Task objective: Copy out each line exactly; pictures stay out of the copy.

Supplied material:
------

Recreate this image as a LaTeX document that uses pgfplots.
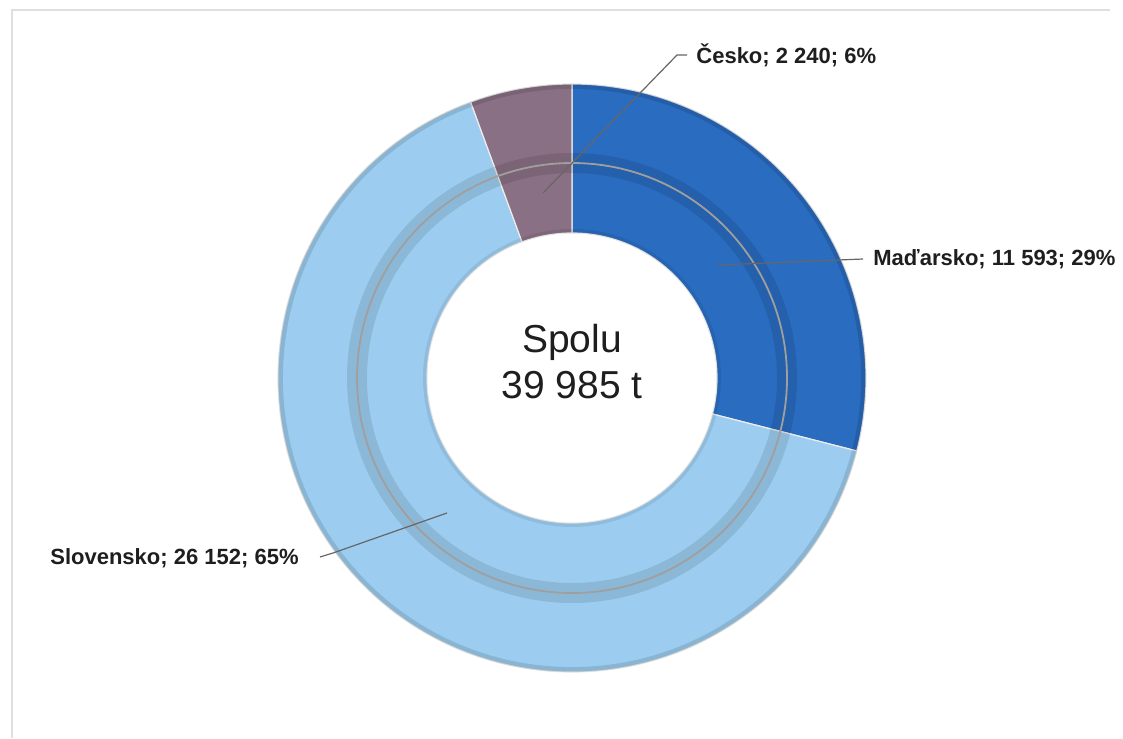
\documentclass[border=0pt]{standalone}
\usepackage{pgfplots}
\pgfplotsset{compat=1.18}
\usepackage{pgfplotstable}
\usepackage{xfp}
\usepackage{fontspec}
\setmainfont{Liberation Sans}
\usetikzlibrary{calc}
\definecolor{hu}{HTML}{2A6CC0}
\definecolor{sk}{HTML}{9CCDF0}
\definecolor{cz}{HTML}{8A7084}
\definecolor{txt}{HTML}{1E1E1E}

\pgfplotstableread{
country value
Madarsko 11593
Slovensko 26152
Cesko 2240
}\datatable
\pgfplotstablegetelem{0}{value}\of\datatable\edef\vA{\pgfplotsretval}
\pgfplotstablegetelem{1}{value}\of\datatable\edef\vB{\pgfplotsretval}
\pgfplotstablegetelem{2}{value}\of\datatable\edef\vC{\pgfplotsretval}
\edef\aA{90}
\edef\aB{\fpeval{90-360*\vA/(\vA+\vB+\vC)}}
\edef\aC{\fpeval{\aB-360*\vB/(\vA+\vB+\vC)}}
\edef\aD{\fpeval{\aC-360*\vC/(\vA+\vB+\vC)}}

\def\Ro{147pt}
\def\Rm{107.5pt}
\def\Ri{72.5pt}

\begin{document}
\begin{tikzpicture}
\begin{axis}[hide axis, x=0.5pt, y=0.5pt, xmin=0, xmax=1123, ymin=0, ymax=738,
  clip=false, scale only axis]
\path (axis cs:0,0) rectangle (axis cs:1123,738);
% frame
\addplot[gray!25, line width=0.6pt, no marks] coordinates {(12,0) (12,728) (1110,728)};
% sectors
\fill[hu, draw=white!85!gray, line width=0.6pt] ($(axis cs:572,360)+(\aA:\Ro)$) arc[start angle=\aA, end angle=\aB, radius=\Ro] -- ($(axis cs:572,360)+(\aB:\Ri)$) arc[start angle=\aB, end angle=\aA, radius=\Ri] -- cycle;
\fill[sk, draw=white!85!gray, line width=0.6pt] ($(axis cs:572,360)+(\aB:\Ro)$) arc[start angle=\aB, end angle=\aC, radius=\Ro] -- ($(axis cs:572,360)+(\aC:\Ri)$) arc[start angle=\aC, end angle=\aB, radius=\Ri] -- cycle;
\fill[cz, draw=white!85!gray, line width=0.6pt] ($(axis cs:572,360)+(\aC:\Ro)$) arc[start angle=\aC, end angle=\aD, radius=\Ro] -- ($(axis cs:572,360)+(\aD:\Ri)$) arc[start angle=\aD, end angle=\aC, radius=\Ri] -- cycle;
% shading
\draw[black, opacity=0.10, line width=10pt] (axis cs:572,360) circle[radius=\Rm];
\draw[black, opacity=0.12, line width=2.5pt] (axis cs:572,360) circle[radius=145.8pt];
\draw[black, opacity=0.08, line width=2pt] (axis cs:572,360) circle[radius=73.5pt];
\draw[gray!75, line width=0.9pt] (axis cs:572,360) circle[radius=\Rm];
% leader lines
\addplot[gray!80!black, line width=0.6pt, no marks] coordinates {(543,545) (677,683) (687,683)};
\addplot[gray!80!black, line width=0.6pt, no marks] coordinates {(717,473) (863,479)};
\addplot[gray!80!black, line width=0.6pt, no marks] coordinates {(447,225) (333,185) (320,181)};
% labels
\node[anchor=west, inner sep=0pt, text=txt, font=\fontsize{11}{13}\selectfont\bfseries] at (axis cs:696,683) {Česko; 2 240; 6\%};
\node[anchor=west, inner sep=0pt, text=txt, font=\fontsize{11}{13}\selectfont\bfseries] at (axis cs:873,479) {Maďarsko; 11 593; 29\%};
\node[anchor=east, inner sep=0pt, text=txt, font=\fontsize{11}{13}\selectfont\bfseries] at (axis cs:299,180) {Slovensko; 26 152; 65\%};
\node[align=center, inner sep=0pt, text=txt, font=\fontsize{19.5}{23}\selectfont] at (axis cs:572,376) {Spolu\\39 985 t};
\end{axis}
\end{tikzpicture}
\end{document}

------

Solution for this problem:
Recreate this image as a LaTeX document that uses pgfplots.
\documentclass[border=0pt]{standalone}
\usepackage{pgfplots}
\pgfplotsset{compat=1.18}
\usepackage{pgfplotstable}
\usepackage{xfp}
\usepackage{fontspec}
\setmainfont{Liberation Sans}
\usetikzlibrary{calc}
\definecolor{hu}{HTML}{2A6CC0}
\definecolor{sk}{HTML}{9CCDF0}
\definecolor{cz}{HTML}{8A7084}
\definecolor{txt}{HTML}{1E1E1E}

\pgfplotstableread{
country value
Madarsko 11593
Slovensko 26152
Cesko 2240
}\datatable
\pgfplotstablegetelem{0}{value}\of\datatable\edef\vA{\pgfplotsretval}
\pgfplotstablegetelem{1}{value}\of\datatable\edef\vB{\pgfplotsretval}
\pgfplotstablegetelem{2}{value}\of\datatable\edef\vC{\pgfplotsretval}
\edef\aA{90}
\edef\aB{\fpeval{90-360*\vA/(\vA+\vB+\vC)}}
\edef\aC{\fpeval{\aB-360*\vB/(\vA+\vB+\vC)}}
\edef\aD{\fpeval{\aC-360*\vC/(\vA+\vB+\vC)}}

\def\Ro{147pt}
\def\Rm{107.5pt}
\def\Ri{72.5pt}

\begin{document}
\begin{tikzpicture}
\begin{axis}[hide axis, x=0.5pt, y=0.5pt, xmin=0, xmax=1123, ymin=0, ymax=738,
  clip=false, scale only axis]
\path (axis cs:0,0) rectangle (axis cs:1123,738);
% frame
\addplot[gray!25, line width=0.6pt, no marks] coordinates {(12,0) (12,728) (1110,728)};
% sectors
\fill[hu, draw=white!85!gray, line width=0.6pt] ($(axis cs:572,360)+(\aA:\Ro)$) arc[start angle=\aA, end angle=\aB, radius=\Ro] -- ($(axis cs:572,360)+(\aB:\Ri)$) arc[start angle=\aB, end angle=\aA, radius=\Ri] -- cycle;
\fill[sk, draw=white!85!gray, line width=0.6pt] ($(axis cs:572,360)+(\aB:\Ro)$) arc[start angle=\aB, end angle=\aC, radius=\Ro] -- ($(axis cs:572,360)+(\aC:\Ri)$) arc[start angle=\aC, end angle=\aB, radius=\Ri] -- cycle;
\fill[cz, draw=white!85!gray, line width=0.6pt] ($(axis cs:572,360)+(\aC:\Ro)$) arc[start angle=\aC, end angle=\aD, radius=\Ro] -- ($(axis cs:572,360)+(\aD:\Ri)$) arc[start angle=\aD, end angle=\aC, radius=\Ri] -- cycle;
% shading
\draw[black, opacity=0.10, line width=10pt] (axis cs:572,360) circle[radius=\Rm];
\draw[black, opacity=0.12, line width=2.5pt] (axis cs:572,360) circle[radius=145.8pt];
\draw[black, opacity=0.08, line width=2pt] (axis cs:572,360) circle[radius=73.5pt];
\draw[gray!75, line width=0.9pt] (axis cs:572,360) circle[radius=\Rm];
% leader lines
\addplot[gray!80!black, line width=0.6pt, no marks] coordinates {(543,545) (677,683) (687,683)};
\addplot[gray!80!black, line width=0.6pt, no marks] coordinates {(717,473) (863,479)};
\addplot[gray!80!black, line width=0.6pt, no marks] coordinates {(447,225) (333,185) (320,181)};
% labels
\node[anchor=west, inner sep=0pt, text=txt, font=\fontsize{11}{13}\selectfont\bfseries] at (axis cs:696,683) {Česko; 2 240; 6\%};
\node[anchor=west, inner sep=0pt, text=txt, font=\fontsize{11}{13}\selectfont\bfseries] at (axis cs:873,479) {Maďarsko; 11 593; 29\%};
\node[anchor=east, inner sep=0pt, text=txt, font=\fontsize{11}{13}\selectfont\bfseries] at (axis cs:299,180) {Slovensko; 26 152; 65\%};
\node[align=center, inner sep=0pt, text=txt, font=\fontsize{19.5}{23}\selectfont] at (axis cs:572,376) {Spolu\\39 985 t};
\end{axis}
\end{tikzpicture}
\end{document}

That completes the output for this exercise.